Friday, April 2, 2010

On a Plane

The following conversation took place on an airplane between a Rebbe and his talmid:

Talmid: Rebbe, two years ago I ordered the Rosh HaYeshiva a beer on a flight and he drank it. If I order Rebbe one now, would he drink it, too?

Rebbe: Not if it's going to be a story in two years from now.

Thursday, April 1, 2010

The Cool Kid

So I wasn't sure which PITYI I was going to write about in honor of Pesach, but one ended up sticking out over the first days of Yom Tov.

The Cool Kid.

The Cool Kid is the teenager to which every elementary school kid looks up. There is usually a female Cool Kid and a male Cool Kid for each group respectively, but not necessarily. We all had that Cool Kid in shul to whom we looked up. My Cool Kid was actually my first Youth leader, and is now married with a number of children of his own. I still envy him.
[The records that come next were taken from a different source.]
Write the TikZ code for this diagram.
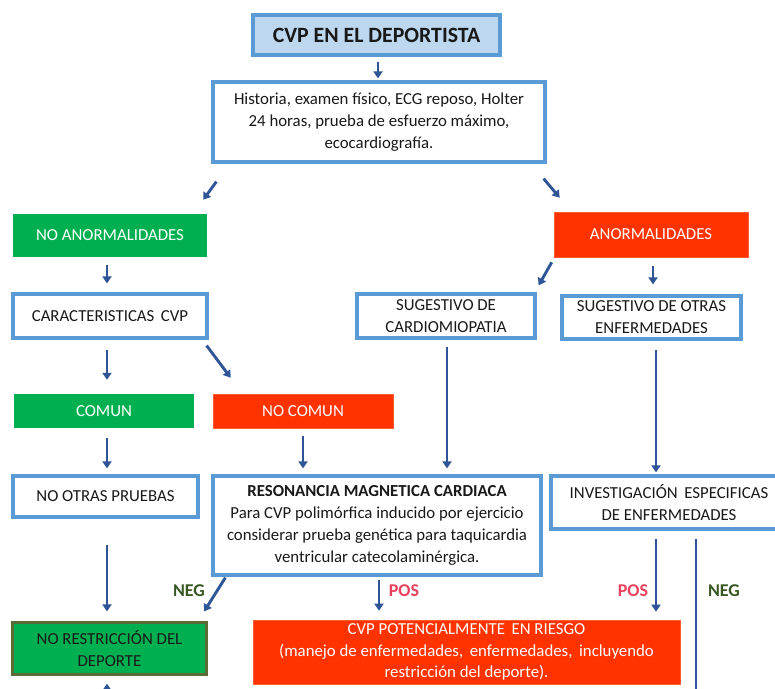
\documentclass[tikz,border=0pt]{standalone}
\usepackage{fontspec}
\setmainfont{Carlito}
\usetikzlibrary{arrows.meta,calc}

\definecolor{boxblue}{HTML}{5B9BD5}
\definecolor{titlefill}{HTML}{BDD7EE}
\definecolor{arrowblue}{HTML}{2F5597}
\definecolor{okgreen}{HTML}{00B050}
\definecolor{riskred}{HTML}{FF3300}
\definecolor{olive}{HTML}{5A6B35}
\definecolor{neggreen}{HTML}{385723}
\definecolor{posred}{HTML}{E8425E}

\tikzset{
  base/.style={rectangle, align=center, inner sep=2pt,
    font=\fontsize{16.8}{21.8}\selectfont, text=black!90},
  whitebox/.style={base, draw=boxblue, line width=3.2pt, fill=white},
  titlebox/.style={base, draw=boxblue, line width=3.4pt, fill=titlefill,
    font=\fontsize{21.8}{24}\selectfont\bfseries},
  greenbox/.style={base, fill=okgreen, text=white},
  redbox/.style={base, fill=riskred, draw=riskred!80!white, line width=0.6pt, text=white},
  finalgreen/.style={base, fill=okgreen, draw=olive, line width=2.2pt},
  arr/.style={draw=arrowblue, line width=2.9pt,
    -{Triangle[length=7pt,width=9pt]}},
  lbl/.style={font=\fontsize{18}{20}\selectfont\bfseries},
}

\begin{document}
\begin{tikzpicture}[x=1pt,y=-1pt]
  \clip (0,0) rectangle (775,688);
  \fill[white] (0,0) rectangle (775,688);

  % boxes
  \node[titlebox, minimum width=247pt, minimum height=40pt] (title) at (376.5,35) {CVP EN EL DEPORTISTA};
  \node[whitebox, minimum width=332pt, minimum height=80pt] (exams) at (379,122)
    {Historia, examen físico, ECG reposo, Holter\\24 horas, prueba de esfuerzo máximo,\\ecocardiografía.};

  \node[greenbox, minimum width=194pt, minimum height=43pt] (noanor) at (110,235.5) {NO ANORMALIDADES};
  \node[redbox, minimum width=194pt, minimum height=45pt] (anor) at (651,234.5) {ANORMALIDADES};

  \node[whitebox, minimum width=194pt, minimum height=44pt] (caract) at (110,316) {CARACTERISTICAS\, CVP};
  \node[whitebox, minimum width=178pt, minimum height=44pt] (sugcard) at (446,316) {SUGESTIVO DE\\CARDIOMIOPATIA};
  \node[whitebox, minimum width=179pt, minimum height=43pt] (sugotras) at (651.5,317.5) {SUGESTIVO DE OTRAS\\ENFERMEDADES};

  \node[greenbox, minimum width=180pt, minimum height=34pt] (comun) at (104,411) {COMUN};
  \node[redbox, minimum width=180pt, minimum height=34pt] (nocomun) at (303,411) {NO COMUN};

  \node[whitebox, minimum width=185pt, minimum height=41pt] (nootras) at (105.5,496.5) {NO OTRAS PRUEBAS};
  \node[whitebox, minimum width=328pt, minimum height=99pt] (reson) at (377,525.5)
    {\textbf{RESONANCIA MAGNETICA CARDIACA}\\Para CVP polimórfica inducido por ejercicio\\considerar prueba genética para taquicardia\\ventricular catecolaminérgica.};
  \node[whitebox, minimum width=236pt, minimum height=53pt] (invest) at (669,502.5)
    {INVESTIGACIÓN\, ESPECIFICAS\\DE ENFERMEDADES};

  \node[finalgreen, minimum width=194pt, minimum height=52pt] (norestr) at (109.5,648.5) {NO RESTRICCIÓN DEL\\DEPORTE};
  \node[redbox, minimum width=427pt, minimum height=64pt] (cvppot) at (466.5,652)
    {CVP POTENCIALMENTE\, EN RIESGO\\(manejo de enfermedades,\, enfermedades,\, incluyendo\\restricción del deporte).};

  % connectors
  \draw[arr] ($(title.south)+(1.5,5)$) -- ($(exams.north)+(-1,-2)$);
  \draw[arr] ($(exams.south west)+(5,18)$) -- ($(noanor.north east)+(-4,-14)$);
  \draw[arr] ($(exams.south east)+(-3,15)$) -- ($(anor.north west)+(6,-14)$);

  \draw[arr] ($(noanor.south)+(-3,8)$) -- ($(caract.north)+(-3,-9)$);
  \draw[arr] ($(anor.south west)+(-2,5)$) -- ($(sugcard.north east)+(2,-7)$);
  \draw[arr] ($(anor.south)+(2,9)$) -- ($(sugotras.north)+(1.5,-10)$);

  \draw[arr] ($(caract.south)+(-3,10)$) -- ($(comun.north -| caract.south)+(-3,-14)$);
  \draw[arr] ($(caract.south east)+(-2,6)$) -- ($(nocomun.north west)+(18,-16)$);
  \draw[arr] ($(sugcard.south)+(1,7)$) -- ($(reson.north -| sugcard.south)+(1,-6)$);
  \draw[arr] ($(sugotras.south)+(4.5,9)$) -- ($(invest.north -| sugotras.south)+(4.5,-2)$);

  \draw[arr] ($(comun.south)+(3,10)$) -- ($(nootras.north)+(1.5,-6)$);
  \draw[arr] ($(nocomun.south)+(0,8)$) -- ($(reson.north -| nocomun.south)+(0,-6)$);

  \draw[arr] ($(nootras.south)+(1.5,26)$) -- ($(norestr.north)+(-2.5,-10)$);
  \draw[arr] ($(reson.south west)+(14,1)$) -- ($(norestr.north east)+(-3.5,-10)$);
  \draw[arr] ($(reson.south)+(2,3)$) -- ($(cvppot.north -| reson.south)+(2,-9)$);
  \draw[arr] ($(invest.south)+(-13,8)$) -- ($(cvppot.north -| invest.south)+(-13,-8)$);
  \draw[arr] ($(invest.south)+(27,8)$) |- ($(norestr.south)+(-2.5,40)$) -- ($(norestr.south)+(-2.5,8)$);

  % branch labels
  \node[lbl, text=neggreen] (neg1) at (189,591) {NEG};
  \node[lbl, text=posred] (pos1) at (404,591) {POS};
  \node[lbl, text=posred] (pos2) at (633,591) {POS};
  \node[lbl, text=neggreen] (neg2) at (724,591) {NEG};
\end{tikzpicture}
\end{document}
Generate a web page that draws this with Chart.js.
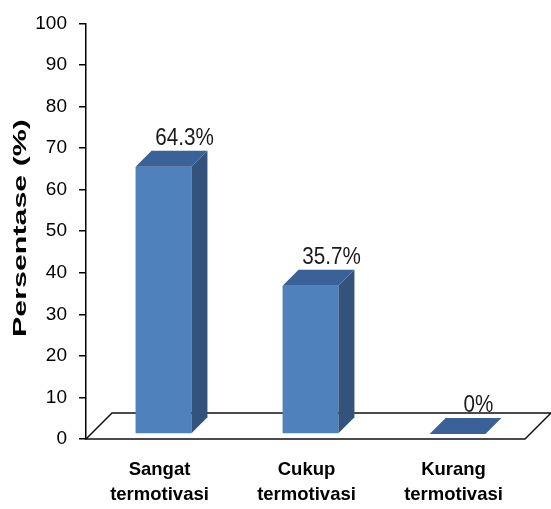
<!DOCTYPE html>
<html>
<head>
<meta charset="utf-8">
<script src="https://cdn.jsdelivr.net/npm/chart.js@4.4.1/dist/chart.umd.min.js"></script>
<style>
  body { margin: 0; background: #fff; }
  canvas { display: block; }
</style>
</head>
<body>
<canvas id="chart" width="551" height="509"></canvas>
<script>
const categories = [
  ["Sangat", "termotivasi"],
  ["Cukup", "termotivasi"],
  ["Kurang", "termotivasi"],
];
const percentages = [64.3, 35.7, 0];
const yTickValues = [0, 10, 20, 30, 40, 50, 60, 70, 80, 90, 100];
const axisTitle = "Persentase (%)";

const SANS = '"Liberation Sans", Arial, sans-serif';
const FRONT = "#4f81bd";
const SIDE = "#33527c";
const TOP = "#3b6298";
const DEPTH = 16;        // bar depth in px
const FLOOR_DEPTH = 26;  // floor depth in px
const INSET = { x: 4, y: -5 };

// fake 3D: floor, bar side/top faces and value labels
const bar3d = {
  id: "bar3d",
  beforeDatasetsDraw(chart) {
    const { ctx, chartArea: a } = chart;
    ctx.save();
    ctx.beginPath();
    ctx.moveTo(a.left, a.bottom);
    ctx.lineTo(a.right - 2, a.bottom);
    ctx.lineTo(a.right - 2 + FLOOR_DEPTH, a.bottom - FLOOR_DEPTH);
    ctx.lineTo(a.left + FLOOR_DEPTH, a.bottom - FLOOR_DEPTH);
    ctx.closePath();
    ctx.fillStyle = "#fff";
    ctx.fill();
    ctx.lineWidth = 1.5;
    ctx.strokeStyle = "#111";
    ctx.stroke();
    ctx.restore();

    ctx.save();
    ctx.translate(INSET.x, INSET.y);
  },
  afterDatasetsDraw(chart) {
    const { ctx } = chart;
    const meta = chart.getDatasetMeta(0);
    meta.data.forEach((bar, i) => {
      const { x, y, base, width } = bar.getProps(["x", "y", "base", "width"], true);
      const l = x - width / 2;
      const r = x + width / 2;

      ctx.fillStyle = SIDE;
      ctx.beginPath();
      ctx.moveTo(r, y);
      ctx.lineTo(r + DEPTH, y - DEPTH);
      ctx.lineTo(r + DEPTH, base - DEPTH);
      ctx.lineTo(r, base);
      ctx.closePath();
      ctx.fill();

      ctx.fillStyle = TOP;
      ctx.beginPath();
      ctx.moveTo(l, y);
      ctx.lineTo(r, y);
      ctx.lineTo(r + DEPTH, y - DEPTH);
      ctx.lineTo(l + DEPTH, y - DEPTH);
      ctx.closePath();
      ctx.fill();

      // value label, slightly condensed
      ctx.save();
      ctx.translate(x + DEPTH + 5, y - DEPTH - 6);
      ctx.scale(0.86, 1);
      ctx.fillStyle = "#1a1a1a";
      ctx.font = "24px " + SANS;
      ctx.textAlign = "center";
      ctx.textBaseline = "alphabetic";
      ctx.fillText(percentages[i] + "%", 0, 0);
      ctx.restore();
    });
    ctx.restore();
  },
  afterDraw(chart) {
    // stretched vertical axis title
    const { ctx } = chart;
    ctx.save();
    ctx.translate(26, 228);
    ctx.rotate(-Math.PI / 2);
    ctx.scale(1.6, 1);
    ctx.font = "bold 19px " + SANS;
    ctx.fillStyle = "#000";
    ctx.textAlign = "center";
    ctx.textBaseline = "alphabetic";
    ctx.fillText(axisTitle, 0, 0);
    ctx.restore();
  },
};

const chart = new Chart(document.getElementById("chart"), {
  type: "bar",
  data: {
    labels: categories,
    datasets: [
      {
        data: percentages,
        backgroundColor: FRONT,
        borderWidth: 0,
        barPercentage: 0.38,
        categoryPercentage: 1,
      },
    ],
  },
  options: {
    responsive: false,
    animation: false,
    layout: { padding: { top: 22, right: 24, left: 0, bottom: 0 } },
    plugins: {
      legend: { display: false },
      tooltip: { enabled: false },
    },
    scales: {
      x: {
        grid: { display: false },
        border: { display: false },
        ticks: {
          color: "#000",
          padding: 10,
          font: { family: SANS, size: 18.5, weight: "bold", lineHeight: 1.35 },
        },
        afterFit(scale) {
          scale.height = 70;
        },
      },
      y: {
        min: 0,
        max: 100,
        grid: { drawOnChartArea: false, drawTicks: true, tickLength: 7, color: "#000", lineWidth: 1.5 },
        border: { color: "#000", width: 1.5 },
        ticks: {
          color: "#000",
          padding: 12,
          font: { family: SANS, size: 19 },
        },
        afterBuildTicks(scale) {
          scale.ticks = yTickValues.map((v) => ({ value: v }));
        },
        afterFit(scale) {
          scale.width = 86;
        },
      },
    },
  },
  plugins: [bar3d],
});
</script>
</body>
</html>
But what makes the Cool Kid cool?

For one thing, his initials are CK. Automatic coolness, but other cool factors possessed by the CK are:

  • A teenager; usually a Sophomore or a Junior in High School.
  • A strong following; especially of kids at least 3 years younger.
  • A reputation for taking on the Scary Man.
  • Perpetually hanging out in the shul's stairwell.
  • Has an "in" with the Kiddush Committee; may be seen servin,g chullent.
  • May lead a youth group such as "Junior Congregation," "Pirchei" or other youth activites, but will always do it lazily.
  • Does not daven with his/her father/mother; rather attends the hashkama minyan.
I was reminded of this PITYI because the most recent one in my shul returned from Eretz Yisrael for Pesach. He didn't miss a beatas the Cool Kid, but was surprised to learn that nobody had taken his spot. He went right back to wowing his audience with tails of adventure from the Middle East.

If you believe yourself to be a Cool kid and are looking for some impressionable, young minds to corrupt, there is a vacancy at your position in my shul. Boys and girls younger than 15 or older than 18 need not apply.